Friday, October 30, 2009
Thursday, October 29, 2009
Saturday, October 24, 2009
Tuesday, October 20, 2009
When I was a kid I would draw mazes and labyrinths. I would get lost in it. Now I see it as a form of meditation. My childhood fascination has evolved somewhat and taken shape in the form of cloth and kelp. The process of drawing and painting these is so satisfying that I imagine if I did nothing else I'd be truly content. Apparently I won't allow myself that yet, but this week I'm excited to be painting two boxes of cloth. At the Legion of Honor there are several paintings that I study just for the drapery. I imagine the artist having the same fascination as I do. A timeless connection perhaps.
Tuesday, October 13, 2009
From the Lands End Trail you can easily see this jumbo sized rock sitting in the water just off the shore at Mile Rock Beach. It used to be part of the land mass but was cleaved away long before San Francisco became a city. Back when there were grizzly bears still roaming this peninsula. Probably further back than that. When the tide is low I like to get as close as possible and sketch the huge sentinel rocks that punctuate the coastline here. However, this rock has always held my fascination more than any of the others. It's so big!
Monday, October 12, 2009
Drawing on butcher paper has its pluses and minuses. On the upside it's three bucks a roll at Walgreens which is a short walk. The pale brown color is a pleasing mid-tone and the surface takes gouache pretty well. On the downside, I tend to re-work my drawings a lot which really tests the limits of the paper. With this brown cheap stuff I have to show some restraint or else rips happen. The paper buckles and is tough to get flat without putting it under glass. I prefer tough papers like Rives or Fabriano but I thought I'd try something new for awhile. It's a good idea now and then.
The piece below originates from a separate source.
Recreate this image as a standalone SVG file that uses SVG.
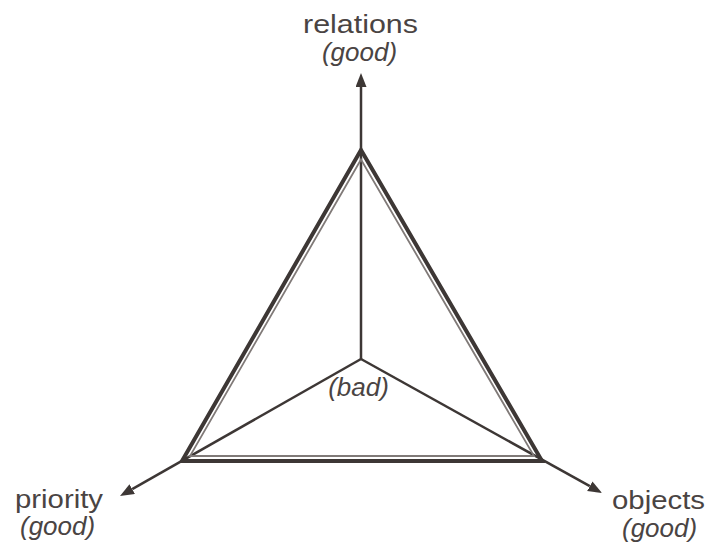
<svg xmlns="http://www.w3.org/2000/svg" width="714" height="554" viewBox="0 0 714 554">
<style>
.lbl{font-family:"Liberation Sans",Arial,sans-serif;font-size:26px;fill:#4a4443}
.it{font-style:italic}
.ax{stroke:#3d3735;stroke-width:2.5;fill:none}
.outer{stroke:#3d3735;stroke-width:4;fill:none;stroke-linejoin:miter}
.inner{stroke:#807a78;stroke-width:1.8;fill:none}
</style>
<defs>
<marker id="ah" markerUnits="userSpaceOnUse" markerWidth="15" markerHeight="12" refX="0" refY="5.5" orient="auto">
<path d="M0,0 L14,5.5 L0,11 z" fill="#3d3735"/>
</marker>
</defs>
<rect width="714" height="554" fill="#ffffff"/>
<g id="connectors">
<line class="ax" x1="361" y1="359" x2="361" y2="87" marker-end="url(#ah)"/>
<line class="ax" x1="361" y1="359" x2="132.2" y2="489.1" marker-end="url(#ah)"/>
<line class="ax" x1="361" y1="359" x2="589.8" y2="486.2" marker-end="url(#ah)"/>
</g>
<g id="triangle">
<polygon class="outer" points="361,150 182,461 542,461"/>
<polygon class="inner" points="361,159.5 190,456 534,456"/>
</g>
<g id="relations">
<text class="lbl" x="360.5" y="33" text-anchor="middle" textLength="115" lengthAdjust="spacingAndGlyphs">relations</text>
<text class="lbl it" x="359.5" y="61" text-anchor="middle">(good)</text>
</g>
<g id="priority">
<text class="lbl" x="15" y="508" textLength="88" lengthAdjust="spacingAndGlyphs">priority</text>
<text class="lbl it" x="20" y="535">(good)</text>
</g>
<g id="objects">
<text class="lbl" x="612" y="509" textLength="93" lengthAdjust="spacingAndGlyphs">objects</text>
<text class="lbl it" x="622" y="537">(good)</text>
</g>
<g id="center">
<text class="lbl it" x="358.5" y="396" text-anchor="middle">(bad)</text>
</g>
</svg>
This drawing is based on a sketch from earlier this year which is based on wandering my neighborhood for sources of inspiration: my self-created residency from which I'm building a series of paintings.
Saturday, October 10, 2009
Friday, October 9, 2009
The pillow I sleep with has been with me for some time now. It's heavy like the lead vest you wear when getting x-rayed at the dentist. It conforms to my head when I sleep. It also poses well when I want to draw a pillow. The idea of drawing pillows came to me years ago when I came across a series of pillow drawings by Albrecht Durer. Since we artists tend to draw the things that surround us I'm guessing that his was probably the one he slept with, too.
Thursday, October 8, 2009
This is a chair I bought at a yard sale about six years ago around the corner from the house where I grew up. The woman hosting the sale was a niece of the man who'd lived there and since he'd just passed away it was time to sell everything I suppose. I really never knew him that well but it dawned on me later that when I was a kid he probably read the newspaper I delivered while sitting in this very chair. Now I sit in this chair. I write, sketch and read books. It's strong and comfortable. Seems he broke it in well.
Since I don't have access to my studio this month I'm at home working with the idea that self-limitation is loaded with possibility and less is more. By less I suppose I mean that I've gone back to basics by drawing with charcoal and conte on butcher paper. The feel of taking a little black stick and making marks on paper until a shape emerges or a design comes alive is so completely satisfying that it's all I've been doing lately. The decisions are pure. The action is natural and primal. It's involves the entire body, not just the hand and eye. And, for me, time is elastic and has no meaning when I'm lost in the reveries of drawing. I rarely walk away from an unfinished drawing unless it serves the drawing by doing just that. And that may be the hardest thing of all to understand: knowing when to walk away.